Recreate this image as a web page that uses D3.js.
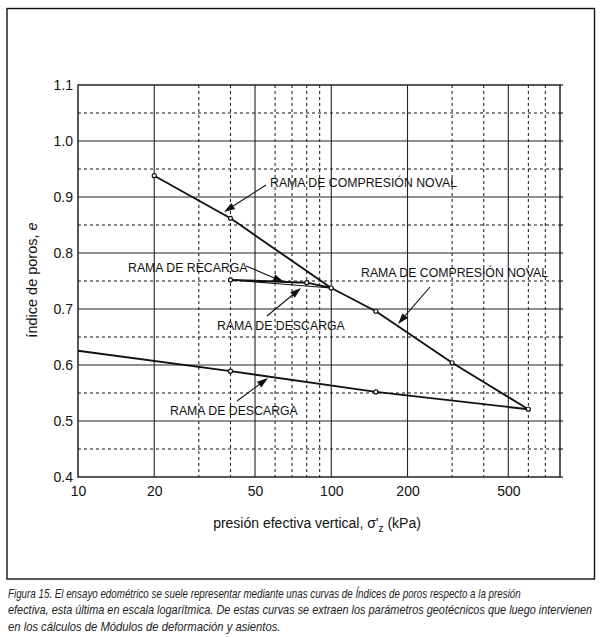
<!DOCTYPE html>
<html>
<head>
<meta charset="utf-8">
<script src="https://cdn.jsdelivr.net/npm/d3@7"></script>
<style>
html,body{margin:0;padding:0;background:#fff;}
svg{display:block;}
</style>
</head>
<body>
<svg id="chart" width="602" height="637"></svg>
<script>
// ---- data ----
const compresionNoval = [[20,0.938],[40,0.862],[100,0.7375],[150,0.696],[300,0.604],[600,0.521]];
const recarga = [[40,0.752],[80,0.747],[100,0.7375]];
const descargaCiclo = [[100,0.7375],[60,0.7455],[40,0.752]];
const descargaFinal = [[600,0.521],[150,0.552],[40,0.589],[10,0.6255]];
const puntosDescarga = [[150,0.552],[40,0.589]];
const puntosCiclo = [[40,0.752],[80,0.747]];
const xTickLabels = [10,20,50,100,200,500];
const xGridMinor = [30,40,60,70,80,90,300,400,600,700];
const yTickLabels = [0.4,0.5,0.6,0.7,0.8,0.9,1.0,1.1];
const yGridMinor = [0.45,0.55,0.65,0.75,0.85,0.95,1.05];
const annotations = [
  {text:"RAMA DE COMPRESIÓN NOVAL", tx:270, ty:187, from:[266,185], to:[224,212]},
  {text:"RAMA DE RECARGA", tx:128, ty:272, from:[246,266], to:[284,282]},
  {text:"RAMA DE DESCARGA", tx:217, ty:330, from:[267,316], to:[301,288]},
  {text:"RAMA DE COMPRESIÓN NOVAL", tx:361, ty:277, from:[430,287], to:[398,324]},
  {text:"RAMA DE DESCARGA", tx:170, ty:415, from:[237,401], to:[268,378]}
];
const captionLines = [
  "Figura 15. El ensayo edométrico se suele representar mediante unas curvas de Índices de poros respecto a la presión",
  "efectiva, esta última en escala logarítmica. De estas curvas se extraen los parámetros geotécnicos que luego intervienen",
  "en los cálculos de Módulos de deformación y asientos."
];
const captionWidths = [513, 585, 273];

// ---- layout ----
const svg = d3.select("#chart");
const L = 78, R = 560, T = 85, B = 477;
const x = d3.scaleLog().domain([10,800]).range([L,R]);
const y = d3.scaleLinear().domain([0.4,1.1]).range([B,T]);
const font = "'Liberation Sans', Arial, Helvetica, sans-serif";

// frame
svg.append("rect").attr("x",7).attr("y",8.5).attr("width",587.5).attr("height",570.5)
  .attr("fill","none").attr("stroke","#111").attr("stroke-width",1.4);

const g = svg.append("g");

// minor grid (dashed)
g.selectAll(".vmin").data(xGridMinor).join("line")
  .attr("x1",d=>x(d)).attr("x2",d=>x(d)).attr("y1",T).attr("y2",B)
  .attr("stroke","#111").attr("stroke-width",1).attr("stroke-dasharray","3,3");
g.selectAll(".hmin").data(yGridMinor).join("line")
  .attr("y1",d=>y(d)).attr("y2",d=>y(d)).attr("x1",L).attr("x2",R)
  .attr("stroke","#111").attr("stroke-width",1).attr("stroke-dasharray","3,3");
// major grid
g.selectAll(".vmaj").data(xTickLabels.filter(d=>d>10)).join("line")
  .attr("x1",d=>x(d)).attr("x2",d=>x(d)).attr("y1",T).attr("y2",B)
  .attr("stroke","#222").attr("stroke-width",1.1);
g.selectAll(".hmaj").data(yTickLabels.filter(d=>d>0.4&&d<1.1)).join("line")
  .attr("y1",d=>y(d)).attr("y2",d=>y(d)).attr("x1",L).attr("x2",R)
  .attr("stroke","#222").attr("stroke-width",1.1);
// right outer ticks
g.selectAll(".rt").data(yTickLabels.concat(yGridMinor)).join("line")
  .attr("y1",d=>y(d)).attr("y2",d=>y(d)).attr("x1",R).attr("x2",R+3)
  .attr("stroke","#222").attr("stroke-width",1.2);
// plot border
g.append("rect").attr("x",L).attr("y",T).attr("width",R-L).attr("height",B-T)
  .attr("fill","none").attr("stroke","#222").attr("stroke-width",1.5);

// axes labels
const xAxis = d3.axisBottom(x).tickValues(xTickLabels).tickFormat(d3.format("d")).tickSize(0).tickPadding(9);
const gx = svg.append("g").attr("transform",`translate(0,${B})`).call(xAxis);
gx.select(".domain").remove();
gx.selectAll("text").attr("font-family",font).attr("font-size",14).attr("fill","#111");

const yAxis = d3.axisLeft(y).tickValues(yTickLabels).tickFormat(d3.format(".1f")).tickSize(0).tickPadding(5);
const gy = svg.append("g").attr("transform",`translate(${L},0)`).call(yAxis);
gy.select(".domain").remove();
gy.selectAll("text").attr("font-family",font).attr("font-size",14).attr("fill","#111");

// axis titles
const xt = svg.append("text").attr("x",317).attr("y",528).attr("text-anchor","middle")
  .attr("font-family",font).attr("font-size",14).attr("fill","#111");
xt.append("tspan").text("presión efectiva vertical, σ'");
xt.append("tspan").attr("font-size",10).attr("dy",4).text("z");
xt.append("tspan").attr("dy",-4).text(" (kPa)");

const yt = svg.append("text").attr("transform","translate(37,280) rotate(-90)").attr("text-anchor","middle")
  .attr("font-family",font).attr("font-size",14.5).attr("fill","#111");
yt.append("tspan").text("índice de poros, ");
yt.append("tspan").attr("font-style","italic").text("e");

// curves
const line = d3.line().x(d=>x(d[0])).y(d=>y(d[1]));
const curves = [compresionNoval, recarga, descargaCiclo, descargaFinal];
svg.selectAll(".curve").data(curves).join("path")
  .attr("d",line).attr("fill","none").attr("stroke","#111")
  .attr("stroke-width",(d,i)=>i===2?1.2:1.9).attr("stroke-linejoin","round");

// markers
const pts = compresionNoval.concat(puntosDescarga, puntosCiclo);
svg.selectAll(".pt").data(pts).join("circle")
  .attr("cx",d=>x(d[0])).attr("cy",d=>y(d[1])).attr("r",2)
  .attr("fill","#fff").attr("stroke","#111").attr("stroke-width",1.2);

// annotations
annotations.forEach(a=>{
  svg.append("text").attr("x",a.tx).attr("y",a.ty).text(a.text)
    .attr("font-family",font).attr("font-size",12.3).attr("fill","#111");
  const dx=a.to[0]-a.from[0], dy=a.to[1]-a.from[1], len=Math.hypot(dx,dy);
  const ux=dx/len, uy=dy/len, hl=11, hw=3.6;
  const bx=a.to[0]-ux*hl, by=a.to[1]-uy*hl;
  svg.append("line").attr("x1",a.from[0]).attr("y1",a.from[1]).attr("x2",bx).attr("y2",by)
    .attr("stroke","#111").attr("stroke-width",1.1);
  svg.append("path").attr("d",`M${a.to[0]},${a.to[1]}L${bx-uy*hw},${by+ux*hw}L${bx+uy*hw},${by-ux*hw}Z`)
    .attr("fill","#111");
});

// caption (condensed italic, scaled horizontally to the reference width)
svg.selectAll(".cap").data(captionLines).join("text")
  .attr("x",0).attr("y",0).text(d=>d)
  .attr("font-family","'Liberation Sans Narrow', 'Liberation Sans', Arial, sans-serif")
  .attr("font-style","italic").attr("font-size",12.5).attr("fill","#222")
  .each(function(d,i){
    const w = this.getComputedTextLength();
    const sx = captionWidths[i]/w;
    d3.select(this).attr("transform",`translate(8,${598+i*16.3}) scale(${sx},1)`);
  });
</script>
</body>
</html>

★ ★ ★ ★ ★ ★ ★

Required task
Transcribe the full listing above exactly as it stands, minus the pictures.

Answer for the task
Recreate this image as a web page that uses D3.js.
<!DOCTYPE html>
<html>
<head>
<meta charset="utf-8">
<script src="https://cdn.jsdelivr.net/npm/d3@7"></script>
<style>
html,body{margin:0;padding:0;background:#fff;}
svg{display:block;}
</style>
</head>
<body>
<svg id="chart" width="602" height="637"></svg>
<script>
// ---- data ----
const compresionNoval = [[20,0.938],[40,0.862],[100,0.7375],[150,0.696],[300,0.604],[600,0.521]];
const recarga = [[40,0.752],[80,0.747],[100,0.7375]];
const descargaCiclo = [[100,0.7375],[60,0.7455],[40,0.752]];
const descargaFinal = [[600,0.521],[150,0.552],[40,0.589],[10,0.6255]];
const puntosDescarga = [[150,0.552],[40,0.589]];
const puntosCiclo = [[40,0.752],[80,0.747]];
const xTickLabels = [10,20,50,100,200,500];
const xGridMinor = [30,40,60,70,80,90,300,400,600,700];
const yTickLabels = [0.4,0.5,0.6,0.7,0.8,0.9,1.0,1.1];
const yGridMinor = [0.45,0.55,0.65,0.75,0.85,0.95,1.05];
const annotations = [
  {text:"RAMA DE COMPRESIÓN NOVAL", tx:270, ty:187, from:[266,185], to:[224,212]},
  {text:"RAMA DE RECARGA", tx:128, ty:272, from:[246,266], to:[284,282]},
  {text:"RAMA DE DESCARGA", tx:217, ty:330, from:[267,316], to:[301,288]},
  {text:"RAMA DE COMPRESIÓN NOVAL", tx:361, ty:277, from:[430,287], to:[398,324]},
  {text:"RAMA DE DESCARGA", tx:170, ty:415, from:[237,401], to:[268,378]}
];
const captionLines = [
  "Figura 15. El ensayo edométrico se suele representar mediante unas curvas de Índices de poros respecto a la presión",
  "efectiva, esta última en escala logarítmica. De estas curvas se extraen los parámetros geotécnicos que luego intervienen",
  "en los cálculos de Módulos de deformación y asientos."
];
const captionWidths = [513, 585, 273];

// ---- layout ----
const svg = d3.select("#chart");
const L = 78, R = 560, T = 85, B = 477;
const x = d3.scaleLog().domain([10,800]).range([L,R]);
const y = d3.scaleLinear().domain([0.4,1.1]).range([B,T]);
const font = "'Liberation Sans', Arial, Helvetica, sans-serif";

// frame
svg.append("rect").attr("x",7).attr("y",8.5).attr("width",587.5).attr("height",570.5)
  .attr("fill","none").attr("stroke","#111").attr("stroke-width",1.4);

const g = svg.append("g");

// minor grid (dashed)
g.selectAll(".vmin").data(xGridMinor).join("line")
  .attr("x1",d=>x(d)).attr("x2",d=>x(d)).attr("y1",T).attr("y2",B)
  .attr("stroke","#111").attr("stroke-width",1).attr("stroke-dasharray","3,3");
g.selectAll(".hmin").data(yGridMinor).join("line")
  .attr("y1",d=>y(d)).attr("y2",d=>y(d)).attr("x1",L).attr("x2",R)
  .attr("stroke","#111").attr("stroke-width",1).attr("stroke-dasharray","3,3");
// major grid
g.selectAll(".vmaj").data(xTickLabels.filter(d=>d>10)).join("line")
  .attr("x1",d=>x(d)).attr("x2",d=>x(d)).attr("y1",T).attr("y2",B)
  .attr("stroke","#222").attr("stroke-width",1.1);
g.selectAll(".hmaj").data(yTickLabels.filter(d=>d>0.4&&d<1.1)).join("line")
  .attr("y1",d=>y(d)).attr("y2",d=>y(d)).attr("x1",L).attr("x2",R)
  .attr("stroke","#222").attr("stroke-width",1.1);
// right outer ticks
g.selectAll(".rt").data(yTickLabels.concat(yGridMinor)).join("line")
  .attr("y1",d=>y(d)).attr("y2",d=>y(d)).attr("x1",R).attr("x2",R+3)
  .attr("stroke","#222").attr("stroke-width",1.2);
// plot border
g.append("rect").attr("x",L).attr("y",T).attr("width",R-L).attr("height",B-T)
  .attr("fill","none").attr("stroke","#222").attr("stroke-width",1.5);

// axes labels
const xAxis = d3.axisBottom(x).tickValues(xTickLabels).tickFormat(d3.format("d")).tickSize(0).tickPadding(9);
const gx = svg.append("g").attr("transform",`translate(0,${B})`).call(xAxis);
gx.select(".domain").remove();
gx.selectAll("text").attr("font-family",font).attr("font-size",14).attr("fill","#111");

const yAxis = d3.axisLeft(y).tickValues(yTickLabels).tickFormat(d3.format(".1f")).tickSize(0).tickPadding(5);
const gy = svg.append("g").attr("transform",`translate(${L},0)`).call(yAxis);
gy.select(".domain").remove();
gy.selectAll("text").attr("font-family",font).attr("font-size",14).attr("fill","#111");

// axis titles
const xt = svg.append("text").attr("x",317).attr("y",528).attr("text-anchor","middle")
  .attr("font-family",font).attr("font-size",14).attr("fill","#111");
xt.append("tspan").text("presión efectiva vertical, σ'");
xt.append("tspan").attr("font-size",10).attr("dy",4).text("z");
xt.append("tspan").attr("dy",-4).text(" (kPa)");

const yt = svg.append("text").attr("transform","translate(37,280) rotate(-90)").attr("text-anchor","middle")
  .attr("font-family",font).attr("font-size",14.5).attr("fill","#111");
yt.append("tspan").text("índice de poros, ");
yt.append("tspan").attr("font-style","italic").text("e");

// curves
const line = d3.line().x(d=>x(d[0])).y(d=>y(d[1]));
const curves = [compresionNoval, recarga, descargaCiclo, descargaFinal];
svg.selectAll(".curve").data(curves).join("path")
  .attr("d",line).attr("fill","none").attr("stroke","#111")
  .attr("stroke-width",(d,i)=>i===2?1.2:1.9).attr("stroke-linejoin","round");

// markers
const pts = compresionNoval.concat(puntosDescarga, puntosCiclo);
svg.selectAll(".pt").data(pts).join("circle")
  .attr("cx",d=>x(d[0])).attr("cy",d=>y(d[1])).attr("r",2)
  .attr("fill","#fff").attr("stroke","#111").attr("stroke-width",1.2);

// annotations
annotations.forEach(a=>{
  svg.append("text").attr("x",a.tx).attr("y",a.ty).text(a.text)
    .attr("font-family",font).attr("font-size",12.3).attr("fill","#111");
  const dx=a.to[0]-a.from[0], dy=a.to[1]-a.from[1], len=Math.hypot(dx,dy);
  const ux=dx/len, uy=dy/len, hl=11, hw=3.6;
  const bx=a.to[0]-ux*hl, by=a.to[1]-uy*hl;
  svg.append("line").attr("x1",a.from[0]).attr("y1",a.from[1]).attr("x2",bx).attr("y2",by)
    .attr("stroke","#111").attr("stroke-width",1.1);
  svg.append("path").attr("d",`M${a.to[0]},${a.to[1]}L${bx-uy*hw},${by+ux*hw}L${bx+uy*hw},${by-ux*hw}Z`)
    .attr("fill","#111");
});

// caption (condensed italic, scaled horizontally to the reference width)
svg.selectAll(".cap").data(captionLines).join("text")
  .attr("x",0).attr("y",0).text(d=>d)
  .attr("font-family","'Liberation Sans Narrow', 'Liberation Sans', Arial, sans-serif")
  .attr("font-style","italic").attr("font-size",12.5).attr("fill","#222")
  .each(function(d,i){
    const w = this.getComputedTextLength();
    const sx = captionWidths[i]/w;
    d3.select(this).attr("transform",`translate(8,${598+i*16.3}) scale(${sx},1)`);
  });
</script>
</body>
</html>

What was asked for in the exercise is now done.